After my host mom finished her customer’s hair, we went back to the house only for a quick bathroom break before immediately heading out with my host dad’s roommate from college’s family (I had actually talked to his roommate the previous Tuesday when my host family took me out to get coffee after dinner – he had lived in America for a while and had awesome insight into Kosovar vs. American culture, also great English speaking ability) and my dad’s brother’s family to visit my host dad’s mom’s sister’s (wow… more possessives) family. We were offered Coke, more sweets, coffee (score), and fruit juice (cranberry this time), chatted for closer to 30 or 40 minutes, and then left. 4 houses down.
Here’s what the setup was at this house in particular, but was pretty much mimicked at every house, just to give some context:
My host family then went to the roommate’s family’s house for (you guessed it!) fruit juice (this one was a blend with multiple types of fruit in it), Coke, sweets, coffee, baklava, and (my favorite of the day) watermelon. We stayed there for a significantly longer time (probably closer to 2 hours) chatting, before going to a restaurant (for whatever reason). Some of the kids got meals, and my host family made the assumption that I had not had enough sugar yet and ordered me ice cream. After 40 minutes or so, we left. 5 houses and 1 restaurant down.
Following that, we went home to change (it had grown surprisingly chilly due to the rain) and freshen up, before driving a few villages over for dinner at my host mom’s family’s house. My host sister explained that it’s pretty traditional to have dinner at the mom’s family’s house for Bajram. The village was super charming, and my host family pointed out a creek near my host mom’s mom’s house that had ducks that I should go see. After greeting family, I went down to the creek with my host mom and brother to see the ducks, slipped on the slope because it had been raining and my shoes were not intended for wet, steep creek banks, and slid down by the creek. My host mom looked like she had a heart attack, I laughed it off as being my usual clumsy self, and I could tell the 2 boys from the village that were there were thinking something along the lines of: stupid American. And they wouldn’t be wrong.

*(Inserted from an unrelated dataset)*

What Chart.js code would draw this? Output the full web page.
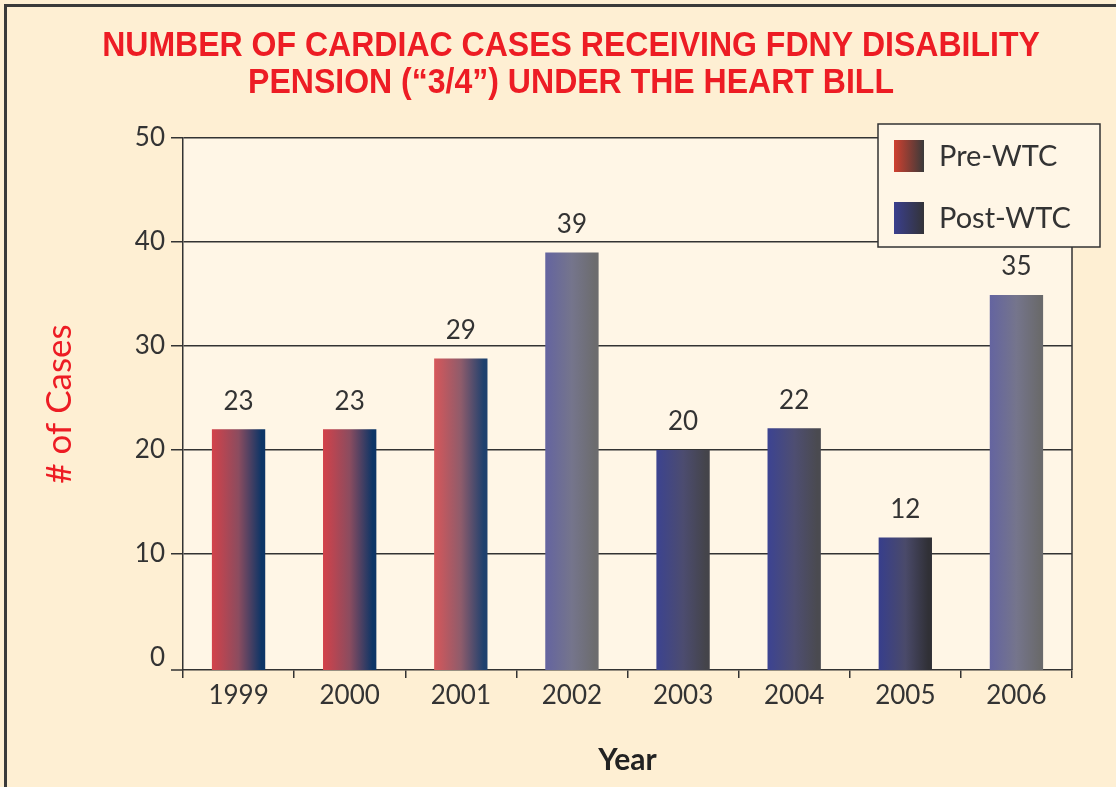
<!DOCTYPE html>
<html>
<head>
<meta charset="utf-8">
<title>Cardiac cases - FDNY disability pension</title>
<script src="https://cdn.jsdelivr.net/npm/chart.js@4.4.1/dist/chart.umd.min.js"></script>
<style>
  html, body { margin: 0; padding: 0; background: #FEEFD3; overflow: hidden; }
  body { width: 1116px; height: 787px; position: relative; }
  #frame { position: absolute; left: 4px; top: 4px; width: 1200px; height: 900px;
           border-left: 3px solid #3a3a3a; border-top: 3px solid #3a3a3a; }
  #wrap { position: absolute; left: 0; top: 0; width: 1116px; height: 787px; }
</style>
</head>
<body>
<div id="frame"></div>
<div id="wrap"><canvas id="heartBillChart" width="1116" height="787"></canvas></div>
<script>
// values (bar heights as drawn, labels as printed)
const years = ['1999', '2000', '2001', '2002', '2003', '2004', '2005', '2006'];
const preWtc = [22, 22, 28.8, null, null, null, null, null];
const postWtc = [null, null, null, 39, 20, 22.1, 11.6, 34.9];
const printedLabels = ['23', '23', '29', '39', '20', '22', '12', '35'];
const yTicks = [0, 10, 20, 30, 40, 50];
const yMin = -1.15;
const yMax = 50;
const titleLines = ['NUMBER OF CARDIAC CASES RECEIVING FDNY DISABILITY',
                    'PENSION (\u201C3/4\u201D) UNDER THE HEART BILL'];

// gradient stops for each bar (left -> right)
const barStops = [
    ['#D3424A', '#8B4C5F', '#0D3566'],
    ['#D3424A', '#8B4C5F', '#0D3566'],
    ['#D7575A', '#8F5C6B', '#1F416E'],
    ['#6464A0', '#75758C', '#6C6C6E'],
    ['#3C4390', '#4C4C70', '#44444A'],
    ['#3C4392', '#4E4E72', '#4A4A50'],
    ['#373E8C', '#4A4A6A', '#303036'],
    ['#6464A0', '#75758C', '#6A6A6C']
];
const legendStops = [
    ['#D0402F', '#3A3A3A'],
    ['#3A3F8E', '#333338']
];

const BAR_FRACTION = 0.48;
const TEXT = '#333333';
const LINE = '#333333';
const RED = '#ED1C24';
const LIGHT_FONT = 'Lato, "Liberation Sans", sans-serif';

function barGradient(context) {
    const chart = context.chart;
    const i = context.dataIndex;
    const stops = barStops[i] || barStops[0];
    if (!chart.chartArea || i === undefined) return stops[0];
    const xScale = chart.scales.x;
    const cx = xScale.getPixelForValue(i);
    const half = xScale.width / years.length * BAR_FRACTION / 2;
    const g = chart.ctx.createLinearGradient(cx - half, 0, cx + half, 0);
    g.addColorStop(0, stops[0]);
    g.addColorStop(0.5, stops[1]);
    g.addColorStop(0.93, stops[2]);
    g.addColorStop(1, stops[2]);
    return g;
}

const decorations = {
    id: 'decorations',
    beforeDraw(chart) {
        const { ctx, chartArea: a } = chart;
        ctx.save();
        ctx.fillStyle = '#FFF6E6';
        ctx.fillRect(a.left, a.top, a.width, a.height);

        // condensed bold title
        ctx.fillStyle = RED;
        ctx.font = 'bold 35px "Liberation Sans", Arial, sans-serif';
        ctx.textAlign = 'center';
        ctx.textBaseline = 'middle';
        titleLines.forEach((line, i) => {
            ctx.save();
            ctx.translate(571, 46 + i * 37);
            ctx.scale(0.915, 1);
            ctx.fillText(line, 0, 0);
            ctx.restore();
        });
        ctx.restore();
    },
    afterDraw(chart) {
        const { ctx, chartArea: a } = chart;
        ctx.save();
        // right frame of the plot + small extension of the base line
        ctx.strokeStyle = LINE;
        ctx.lineWidth = 1.5;
        ctx.beginPath();
        ctx.moveTo(a.right, a.top);
        ctx.lineTo(a.right, a.bottom);
        ctx.moveTo(a.left - 12, a.bottom);
        ctx.lineTo(a.left, a.bottom);
        ctx.stroke();

        // value labels above the bars
        ctx.fillStyle = TEXT;
        ctx.font = '26px ' + LIGHT_FONT;
        ctx.textAlign = 'center';
        ctx.textBaseline = 'middle';
        chart.data.datasets.forEach((ds, di) => {
            const meta = chart.getDatasetMeta(di);
            meta.data.forEach((bar, i) => {
                if (ds.data[i] === null) return;
                ctx.fillText(printedLabels[i], bar.x, bar.y - 28);
            });
        });

        // legend box
        const bx = 878, by = 124, bw = 222, bh = 123;
        ctx.fillStyle = '#FFF6E6';
        ctx.fillRect(bx, by, bw, bh);
        ctx.strokeStyle = LINE;
        ctx.lineWidth = 1.5;
        ctx.strokeRect(bx, by, bw, bh);
        chart.data.datasets.forEach((ds, di) => {
            const sy = by + 16 + di * 62;
            const g = ctx.createLinearGradient(bx + 16, 0, bx + 46, 0);
            g.addColorStop(0, legendStops[di][0]);
            g.addColorStop(1, legendStops[di][1]);
            ctx.fillStyle = g;
            ctx.fillRect(bx + 16, sy, 30, 32);
            ctx.fillStyle = TEXT;
            ctx.font = '29px ' + LIGHT_FONT;
            ctx.textAlign = 'left';
            ctx.textBaseline = 'middle';
            ctx.fillText(ds.label, bx + 61, sy + 17);
        });
        ctx.restore();
    }
};

const ctx = document.getElementById('heartBillChart').getContext('2d');
new Chart(ctx, {
    type: 'bar',
    data: {
        labels: years,
        datasets: [
            {
                label: 'Pre-WTC',
                data: preWtc,
                backgroundColor: barGradient,
                base: yMin,
                grouped: false,
                categoryPercentage: 1,
                barPercentage: BAR_FRACTION
            },
            {
                label: 'Post-WTC',
                data: postWtc,
                backgroundColor: barGradient,
                base: yMin,
                grouped: false,
                categoryPercentage: 1,
                barPercentage: BAR_FRACTION
            }
        ]
    },
    options: {
        responsive: false,
        animation: false,
        layout: { padding: { left: 0, right: 44, top: 138, bottom: 0 } },
        plugins: {
            legend: { display: false },
            tooltip: { enabled: false },
            title: { display: false }
        },
        scales: {
            x: {
                grid: {
                    display: true,
                    drawOnChartArea: false,
                    drawTicks: true,
                    tickLength: 8,
                    color: LINE,
                    lineWidth: 1.5
                },
                border: { display: true, color: LINE, width: 1.5 },
                ticks: {
                    color: TEXT,
                    font: { family: LIGHT_FONT, size: 26 },
                    padding: 2,
                    maxRotation: 0,
                    minRotation: 0
                },
                title: {
                    display: true,
                    text: 'Year',
                    color: '#222222',
                    font: { family: LIGHT_FONT, size: 30, weight: 'bold', lineHeight: 1.2 },
                    padding: { top: 0, bottom: 9 }
                },
                afterFit(scale) { scale.height = 117; }
            },
            y: {
                min: yMin,
                max: yMax,
                z: 1,
                afterBuildTicks(scale) { scale.ticks = yTicks.map(v => ({ value: v })); },
                grid: {
                    color: (c) => (c.tick && c.tick.value === 0) ? 'rgba(0,0,0,0)' : LINE,
                    lineWidth: 1.5,
                    tickLength: 12
                },
                border: { display: true, color: LINE, width: 1.5 },
                ticks: {
                    color: TEXT,
                    font: { family: LIGHT_FONT, size: 26 },
                    padding: 6
                },
                title: {
                    display: true,
                    text: '# of Cases',
                    color: RED,
                    font: { family: LIGHT_FONT, size: 35, lineHeight: 1.2 },
                    padding: { top: 39, bottom: 0 }
                },
                afterFit(scale) { scale.width = 183; }
            }
        }
    },
    plugins: [decorations]
});
</script>
</body>
</html>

The slope was steeper than it looks…
After walking back to the house, being offered more sweets and fruit juice (peach! A new one), it was time for dinner. But, considering I had been doing literally nothing but eating too much and drinking various fruit juices all day, I couldn’t eat much. What I did eat was phenomenal. Once I fulfilled the theme of the day of being really, really, uncomfortably full, my host mom’s mom offered me baklava and I had to firmly refuse because I didn’t want to throw up on their nice table (aren’t I thoughtful?).
We said our goodbyes and drove back to our village around 9. The long day had taken its toll on everyone and I was 100% done socializing. Once we got back to our house, I promptly said “natën e mirë!” (Goodnight in Albanian) to my family and went to my room.
Despite being pulled a little thin in terms of socializing, I had a great day. In my short time here, I’ve absolutely loved learning more about the Islamic faith and am super thankful to have been able to experience my first authentic Bajram in Kosova.